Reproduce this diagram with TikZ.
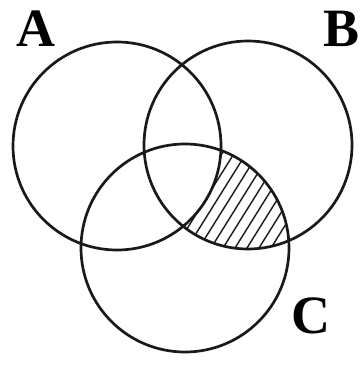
\documentclass[tikz,border=0pt]{standalone}
\usepackage{fontspec}
\setmainfont{Liberation Serif}
\begin{document}
\begin{tikzpicture}[x=1pt,y=-1pt,
  ring/.style={line width=2.7pt,draw=black!90},
  hatchline/.style={line width=1.4pt,draw=black!90},
  setlabel/.style={font=\bfseries\fontsize{54}{54}\selectfont,inner sep=0pt,anchor=base}]
\useasboundingbox[fill=white] (0,0) rectangle (359,366);
\coordinate (ca) at (117,146);
\coordinate (cb) at (248,145);
\coordinate (cc) at (185,248);
% hatched region: B and C, not A
\begin{scope}
  \clip (cb) circle (104pt);
  \clip (cc) circle (104pt);
  \foreach \k in {-100,-88,...,400}
    \draw[hatchline] (\k,400) -- (\k+250,0);
  \fill[white] (ca) circle (104pt);
\end{scope}
\draw[ring] (ca) circle (104pt);
\draw[ring] (cb) circle (104pt);
\draw[ring] (cc) circle (104pt);
\node[setlabel] (la) at (36,47) {A};
\node[setlabel] (lb) at (342,47) {B};
\node[setlabel] (lc) at (311,333) {C};
\end{tikzpicture}
\end{document}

WRITTEN PROBLEM >> Repeat the data exactly, without the pictures.

SOLUTION TO THIS EXERCISE >>
Reproduce this diagram with TikZ.
\documentclass[tikz,border=0pt]{standalone}
\usepackage{fontspec}
\setmainfont{Liberation Serif}
\begin{document}
\begin{tikzpicture}[x=1pt,y=-1pt,
  ring/.style={line width=2.7pt,draw=black!90},
  hatchline/.style={line width=1.4pt,draw=black!90},
  setlabel/.style={font=\bfseries\fontsize{54}{54}\selectfont,inner sep=0pt,anchor=base}]
\useasboundingbox[fill=white] (0,0) rectangle (359,366);
\coordinate (ca) at (117,146);
\coordinate (cb) at (248,145);
\coordinate (cc) at (185,248);
% hatched region: B and C, not A
\begin{scope}
  \clip (cb) circle (104pt);
  \clip (cc) circle (104pt);
  \foreach \k in {-100,-88,...,400}
    \draw[hatchline] (\k,400) -- (\k+250,0);
  \fill[white] (ca) circle (104pt);
\end{scope}
\draw[ring] (ca) circle (104pt);
\draw[ring] (cb) circle (104pt);
\draw[ring] (cc) circle (104pt);
\node[setlabel] (la) at (36,47) {A};
\node[setlabel] (lb) at (342,47) {B};
\node[setlabel] (lc) at (311,333) {C};
\end{tikzpicture}
\end{document}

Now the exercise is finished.